The PC claim about threats to fish populations is equally dubious. No studies have connected cormorants to a decline in the species of fish commercial or recreational fisherman are after. When The Pointer asked the PC government for any scientific evidence to support its claim of an apparent threat, after repeated requests, a study was provided that actually concluded the opposite. The PCs have never addressed this contradiction. 

“I wish this was just as simple as a lack of scientific evidence,” Ludwig states. “This government is corrupt when it comes to this issue, it’s utterly corrupt, there’s no other way to phrase it.”

 

While the PCs claim interest is waning, many hunters are still out killing these birds under the guise of wildlife management.

(Facebook)

 

The idea that cormorants would be able to decimate an entire species of fish is absurd, says MacKay. 

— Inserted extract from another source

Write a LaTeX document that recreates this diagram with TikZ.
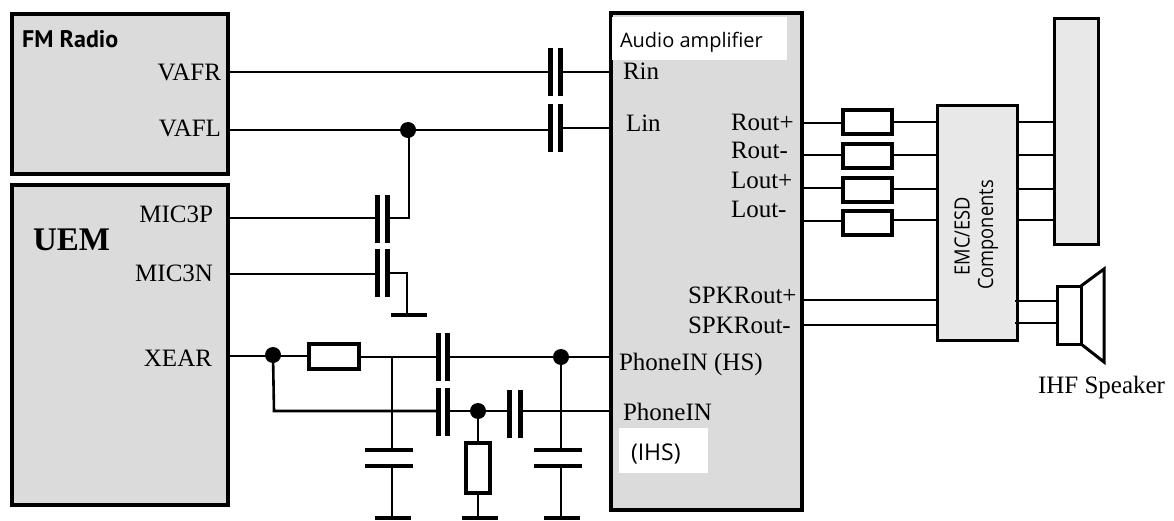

“There is a profound lack of understanding of basic cause and effect in this case,” he says. “The thought that cormorants can somehow ‘eat all the fish’ and still survive, it makes no sense.”

Even if cormorants were targeting commercial fish, which evidence shows they do not on any type of large scale, eventually they would reach a point of diminishing returns. Cormorants are opportunistic hunters, so when the energy expended to catch a dinner becomes too much, they quickly move on to something easier. Hence why they target fish with larger populations and invasive species.

The final reason the PC government has used to justify this hunt—the bird damages habitats and sensitive ecosystems—is equally misleading.

There is no denying that the nesting habits of cormorants, and their acidic guano, can harm the trees in which they choose to roost, eventually killing them and the surrounding plant life. But as Keith Hobson, a professor in the Department of Biology at the University of Western Ontario describes in an article published in the journal Avian Conservation and Ecology, “this disturbance regime is natural, overwhelmingly local in scale, and simply can not justify large-scale culling.”

This “destruction” caused by cormorant colonies is actually an integral part of the ecosystem in which they nest. Their droppings return nitrogen and phosphorus back into the freshwater ecosystem. 

A comprehensive analysis completed in 2015, involving a long list of environmental experts, narrowed down the 50 biggest threats to the Great Lakes. 

Invasive species, toxic metals, coastal development, sediment loading, climate change and warming temperatures, nuisance algal blooms and contamination, were just a few of the “stressors” identified, currently endangering 20 percent of the Earth’s surface freshwater.

Not surprisingly, the double-crested cormorant did not make the list. 

 

While the nesting habits of cormorants is damaging to trees, the impact is localized and does not harm the broader ecosystem.

(Joel Wittnebel/The Pointer)

 

This lack of evidence has led many experts to call for a moratorium on future hunting of double crested cormorants until a scientific basis can be found or sound wildlife management strategy can be created. 

“Obviously a one-size-fits-all approach to cormorant management in the whole province is absurd and it is now time for a moratorium on this legislation until we know much more,” Hobson tells The Pointer. “The history of the last three years has demonstrated this point because, as argued by us several times, an adaptive management approach to knowing populations before culling and after is needed, we are going in blind here. Instead, we hear that population monitoring is sporadic and likely to be drawn out for many years.”

This concern is echoed by Ludwig. 

“When you start screwing around with natural systems, without knowing what the hell you’re doing, without thinking through what might happen, what could happen, in other words run the scenarios, without doing that kind of thing…it's ridiculous.”